Esta limitación personal del candidato, la misma que le ha
valido el escarnio generalizado de la opinión pública, es, proyectada hacia el
resto del país, la principal apuesta de su partido (y de los intereses
corporativos que representa) para poner fin a la fase panista en el ejercicio
duopólico del poder presidencial. La vuelta del logotipo tricolor a Los Pinos requiere
de una sociedad capaz de olvidar por qué ese mismo emblema perdió la elección
en 2000, que no pueda acordarse de tres textos de historia leídos en la
primaria, que no sepa si es economía emergente o país tercermundista y que no
logre hilvanar siete pensamientos sin ayuda de la pantalla chica, Deus ex
machina del propio Peña Nieto.
Que penas y dichas no sean más que nombres, reza, en
coincidencia con el poema de Luis Cernuda, la estrategia priísta para esta
temporada: olviden, mexicanos, el 18 de marzo y demás fechas venturosas;
olvídense del 2 de octubre, del 10 de junio, del 9 de febrero y otros días de
la ignominia; borren de su memoria los sexenios completos de De la Madrid, de
Salinas y de Zedillo. Borren de su memoria las violaciones de Estado perpetradas
en mayo de 2006 por las fuerzas policiales de Fox y de Peña Nieto; extirpen el
recuerdo de las inundaciones anuales en el oriente del Valle de México y de las
también anuales promesas de resolverlas de manera definitiva; dejen de tener
presente la gráfica rampante de feminicidios en la entidad, los números de la
marginación social, las cifras del dispendio, las fotos de obra pública
abandonada antes del término, la humillación del canje de sufragios por
despensas, el nombre de una niña que se llamó Paulette, la simulación, la
impunidad y la connivencia funcional y utilitaria con estamentos delictivos.
Perdida la dictadura perfecta quedaba, cuando menos, la
candidatura perfecta, basada en un cascarón bonito en el que cabe toda suerte
de promesas y compromisos, así sean disparatados y mutuamente excluyentes;
fundada en la tecnología de la persistencia machacona enunciada por Goebbels y
cimentada, también, en el tremendo poder de la ausencia: como ocurre con los
difuntos, se tiende a perdonar, olvidar o cuando menos atenuar las miserias de
los que no están.
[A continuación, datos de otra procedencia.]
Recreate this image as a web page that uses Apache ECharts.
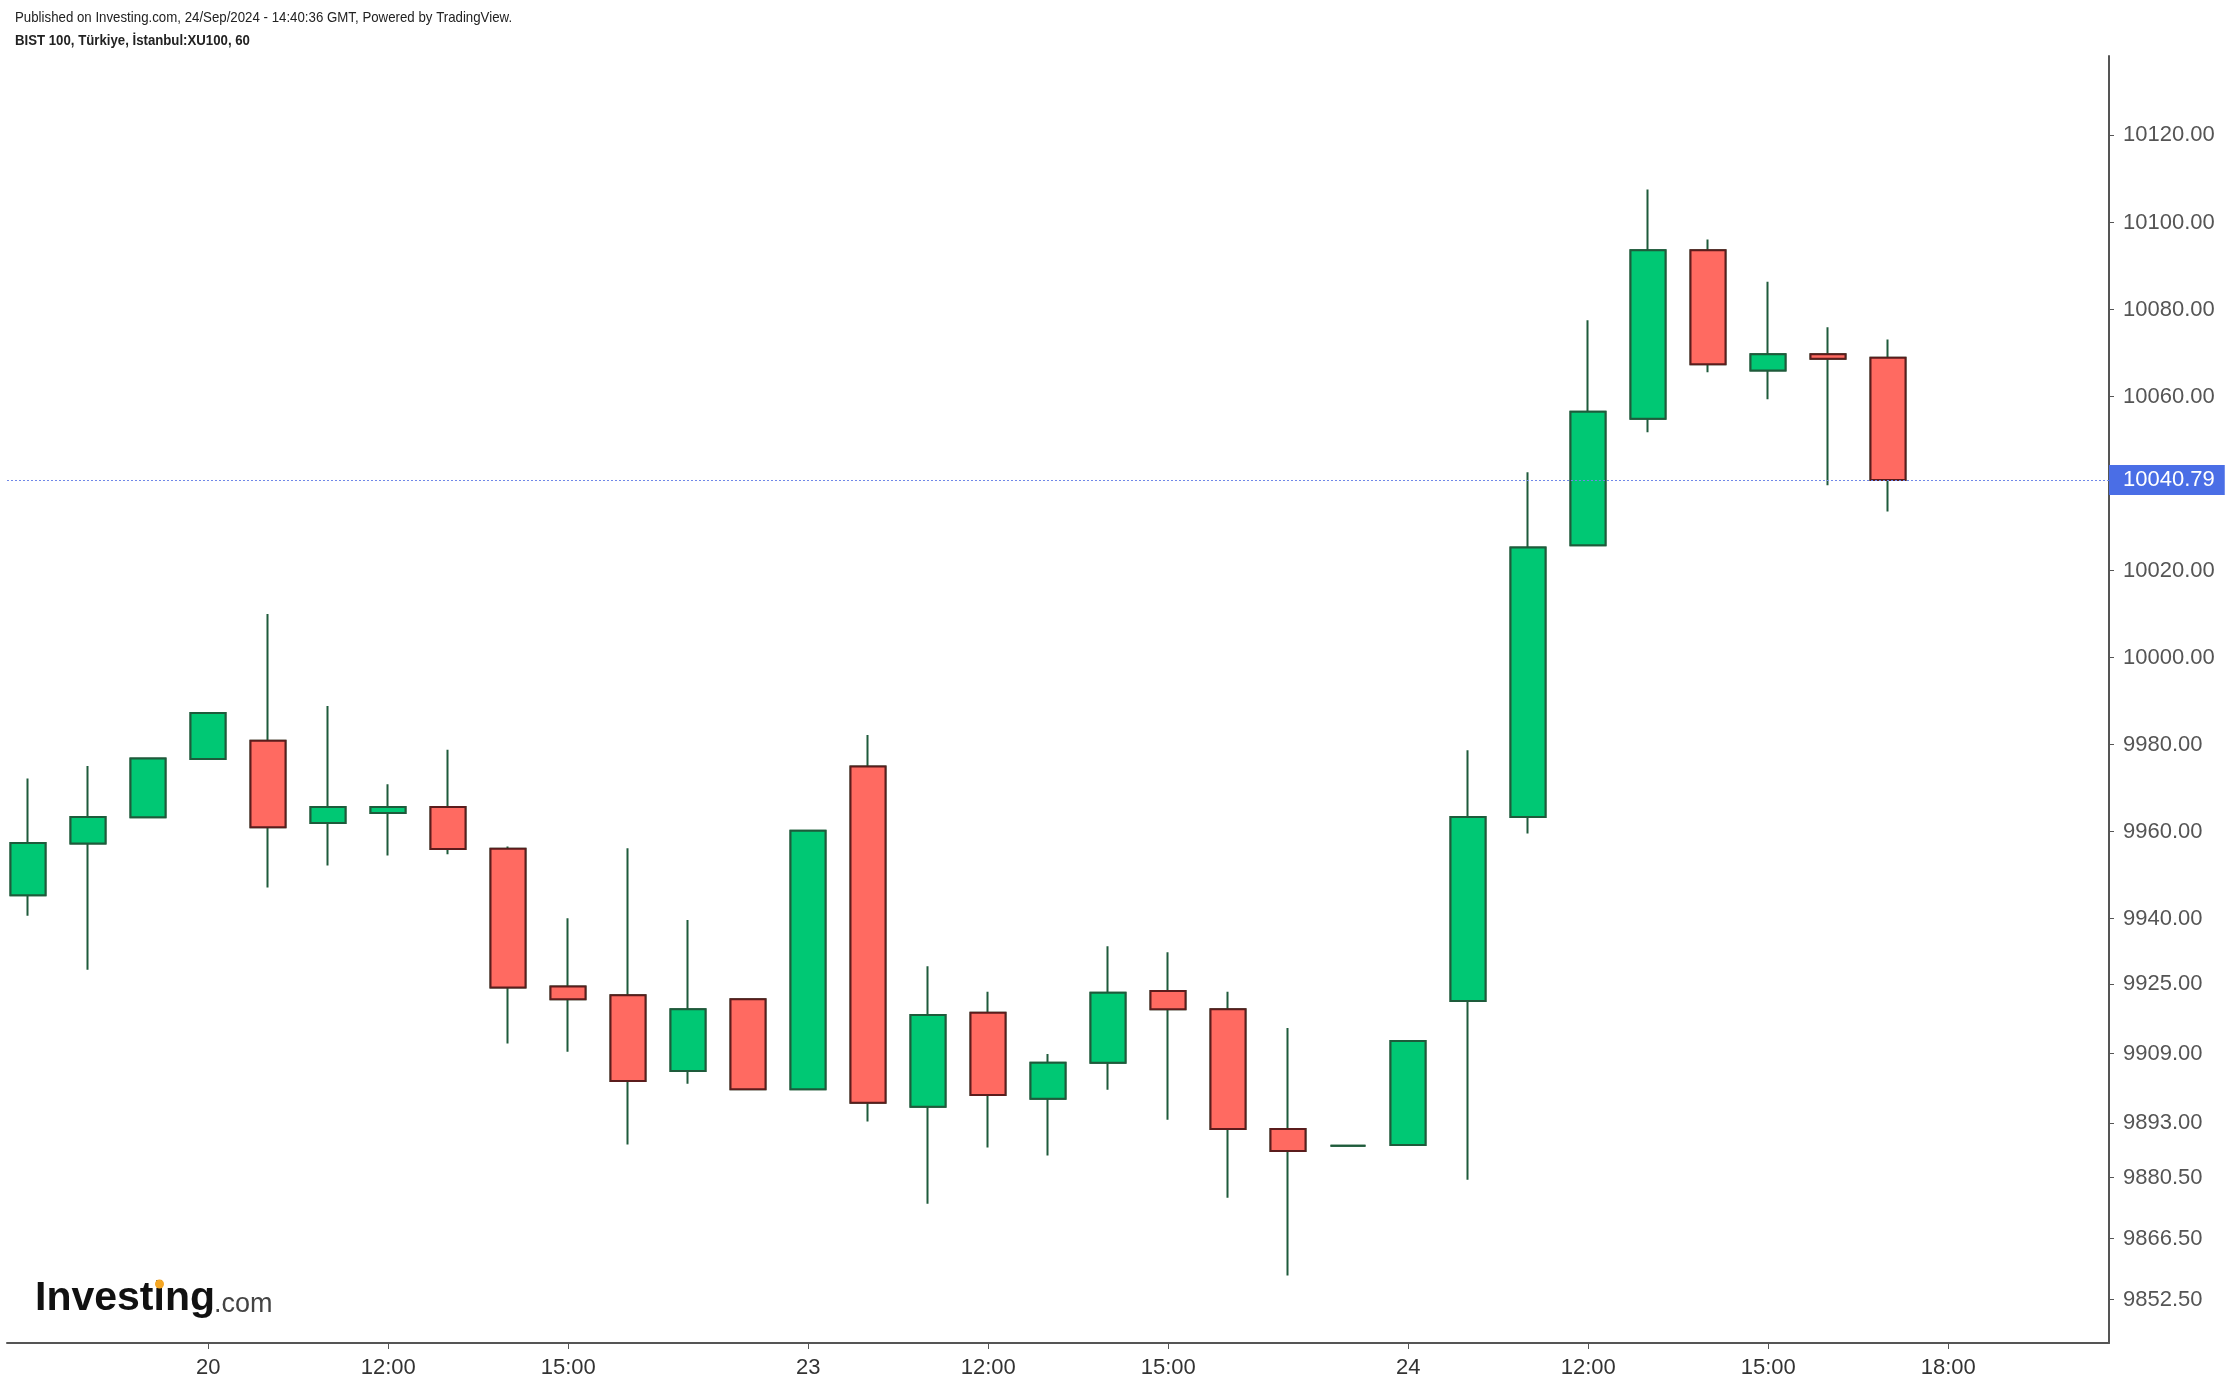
<!DOCTYPE html>
<html>
<head>
<meta charset="utf-8">
<script src="https://cdn.jsdelivr.net/npm/echarts@6/dist/echarts.min.js"></script>
<style>
html,body{margin:0;padding:0;background:#ffffff;}
#chart{width:2230px;height:1386px;}
</style>
</head>
<body>
<div id="chart"></div>
<script>
// ---- Data (hourly candles, BIST 100) ----
const candleTimes = [
  '19 16:00','19 17:00','19 18:00',
  '20 09:00','20 10:00','20 11:00','20 12:00','20 13:00','20 14:00','20 15:00','20 16:00','20 17:00','20 18:00',
  '23 09:00','23 10:00','23 11:00','23 12:00','23 13:00','23 14:00','23 15:00','23 16:00','23 17:00','23 18:00',
  '24 09:00','24 10:00','24 11:00','24 12:00','24 13:00','24 14:00','24 15:00','24 16:00','24 17:00'
];
const openVals = [
  9945.4, 9957.3, 9963.3,
  9976.7, 9980.9, 9962.0, 9964.3, 9965.7, 9956.1, 9924.4, 9922.4, 9905.0, 9921.5,
  9900.8, 9975.0, 9896.8, 9918.4, 9898.6, 9906.9, 9923.4, 9919.2, 9891.7, 9887.8,
  9888.0, 9921.1, 9963.4, 10025.8, 10054.9, 10093.6, 10066.0, 10069.7, 10068.9
];
const closeVals = [
  9957.4, 9963.4, 9976.8,
  9987.3, 9961.0, 9965.7, 9965.7, 9956.0, 9924.2, 9921.5, 9902.7, 9919.2, 9900.8,
  9960.2, 9897.7, 9917.9, 9899.5, 9906.9, 9923.0, 9919.2, 9891.7, 9886.6, 9887.8,
  9911.9, 9963.4, 10025.3, 10056.5, 10093.6, 10067.4, 10069.7, 10068.7, 10040.79
];
const lowVals = [
  9940.7, 9928.3, 9963.3,
  9976.7, 9947.2, 9952.2, 9954.5, 9954.8, 9911.3, 9909.4, 9888.1, 9902.1, 9900.8,
  9900.8, 9893.4, 9874.5, 9887.4, 9885.6, 9900.7, 9893.8, 9875.9, 9858.0, 9887.8,
  9888.0, 9880.0, 9959.6, 10025.8, 10051.8, 10065.6, 10059.4, 10039.6, 10033.6
];
const highVals = [
  9972.2, 9975.1, 9976.8,
  9987.3, 10010.0, 9988.9, 9970.9, 9978.8, 9956.6, 9940.1, 9956.2, 9939.7, 9921.5,
  9960.2, 9982.2, 9929.1, 9923.2, 9908.9, 9933.7, 9932.3, 9923.2, 9914.9, 9887.8,
  9911.9, 9978.7, 10042.6, 10077.5, 10107.6, 10096.1, 10086.4, 10075.9, 10073.1
];
const xTickIndex = [3, 6, 9, 13, 16, 19, 23, 26, 29, 32];
const xTickLabels = ['20', '12:00', '15:00', '23', '12:00', '15:00', '24', '12:00', '15:00', '18:00'];
const yTickValues = [10120, 10100, 10080, 10060, 10020, 10000, 9980, 9960, 9940, 9925, 9909, 9893, 9880.5, 9866.5, 9852.5];
const lastPrice = 10040.79;

// ---- Styles ----
const FONT = "'Liberation Sans', Arial, Helvetica, sans-serif";
const upFill = '#00c874';
const downFill = '#ff6a61';
const upBorder = '#1e5b3b';
const downBorder = '#5b1c1c';

const fullData = candleTimes.map((t, i) => [i, openVals[i], closeVals[i], lowVals[i], highVals[i]]);
const bodyData = candleTimes.map((t, i) => [i, openVals[i], closeVals[i],
  Math.min(openVals[i], closeVals[i]), Math.max(openVals[i], closeVals[i])]);

const chart = echarts.init(document.getElementById('chart'), null, {renderer: 'canvas'});

const option = {
  animation: false,
  backgroundColor: '#ffffff',
  grid: { left: 7, right: 121, top: 56, bottom: 43, outerBoundsMode: 'none' },
  xAxis: {
    type: 'value',
    min: -0.353,
    max: 34.68,
    splitLine: { show: false },
    axisLine: { show: true, onZero: false, lineStyle: { color: '#555555', width: 2 } },
    axisTick: { show: true, customValues: xTickIndex, length: 6, lineStyle: { color: '#555555', width: 1 } },
    axisLabel: {
      customValues: xTickIndex,
      formatter: v => { const k = xTickIndex.indexOf(Math.round(v)); return k >= 0 ? xTickLabels[k] : ''; },
      color: '#333333', fontSize: 22, fontFamily: FONT, margin: 14
    }
  },
  yAxis: {
    type: 'value',
    position: 'right',
    min: 9842.5,
    max: 10138.25,
    scale: true,
    splitLine: { show: false },
    axisLine: { show: true, onZero: false, lineStyle: { color: '#555555', width: 2 } },
    axisTick: { show: true, customValues: yTickValues, length: 5, lineStyle: { color: '#555555', width: 1 } },
    axisLabel: {
      customValues: yTickValues,
      formatter: v => Number(v).toFixed(2),
      color: '#555555', fontSize: 22, fontFamily: FONT, margin: 14
    }
  },
  graphic: [
    { type: 'text', x: 15, y: 18, scaleX: 0.915, silent: true,
      style: { text: 'Published on Investing.com, 24/Sep/2024 - 14:40:36 GMT, Powered by TradingView.',
               font: "14.5px " + FONT, fill: '#222222', textVerticalAlign: 'middle' } },
    { type: 'text', x: 15, y: 41, scaleX: 0.911, silent: true,
      style: { text: 'BIST 100, Türkiye, İstanbul:XU100, 60',
               font: "bold 14.5px " + FONT, fill: '#222222', textVerticalAlign: 'middle' } },
    { type: 'text', x: 35, y: 1299, silent: true,
      style: { text: 'Investing', font: "bold 41px " + FONT, fill: '#111111', textVerticalAlign: 'middle' } },
    { type: 'circle', silent: true, shape: { cx: 159.5, cy: 1284, r: 4.5 }, style: { fill: '#f5a623' } },
    { type: 'text', x: 214, y: 1305, silent: true,
      style: { text: '.com', font: "27px " + FONT, fill: '#444444', textVerticalAlign: 'middle' } }
  ],
  series: [
    {
      name: 'wicks',
      type: 'candlestick',
      data: fullData,
      barWidth: 35,
      silent: true,
      itemStyle: { color: upFill, color0: downFill, borderColor: upBorder, borderColor0: upBorder,
                   borderColorDoji: upBorder, borderWidth: 2 }
    },
    {
      name: 'bodies',
      type: 'candlestick',
      data: bodyData,
      barWidth: 35,
      silent: true,
      itemStyle: { color: upFill, color0: downFill, borderColor: upBorder, borderColor0: downBorder,
                   borderColorDoji: upBorder, borderWidth: 2 },
      markLine: {
        silent: true,
        symbol: ['none', 'none'],
        lineStyle: { type: [2, 2], color: '#7088e8', width: 1 },
        label: {
          show: true, position: 'end', distance: 0,
          formatter: () => lastPrice.toFixed(2),
          color: '#ffffff', backgroundColor: '#4a6ee6',
          fontSize: 22, fontFamily: FONT,
          padding: [4, 10, 4, 14]
        },
        data: [{ yAxis: lastPrice }]
      }
    }
  ]
};
chart.setOption(option);
</script>
</body>
</html>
Si a eso se agrega la bacanal de corrupción y sangre del
último quinquenio, que por contraste –y a una década de distancia– hace
aparecer como inmaculadas y apacibles a las administraciones priístas
anteriores, el triunfo de la desmemoria parecía asegurado mediante una victoria
electoral del olvidadizo.
Pero, aunque las casas encuestadoras oficiales mantienen la
versión de una tendencia ganadora pétrea, inmune a resbalones y caídas
estrepitosas en el ridículo y la inconsecuencia (y por lo tanto, poco creíble),
la máscara sigue sufriendo abolladuras en forma irremediable. La más reciente
es la entrevista en Telemundo del domingo pasado, en la que Peña Nieto pierde
manifiestamente el control y monta en cólera cuando José Díaz-Balart le
pregunta –en forma capciosa, pero habitual en los noticieros gringos– si el
tema de los hijos fuera de matrimonio es relevante para los votantes de México
(youtu.be/ZZ07RAAlPCU). El video pone de manifiesto que una de las reacciones
posibles del ex gobernador mexiquense ante situaciones difíciles, además del
olvido de datos sustantivos, es la embestida colérica, y ésta remite, de manera
inevitable, a arrebatos de ira como los que experimentaban, con consecuencias
por lo general funestas, algunos destacados tlatoanis del priísmo.
Es probable que, expuesta a las inclemencias de la campaña,
la imagen de la candidatura perfecta siga experimentado tropiezos de ese
calibre, o peores. Por lo pronto, el triunfo de Peña Nieto sólo es posible en
un país –diría Cernuda– donde habite el olvido.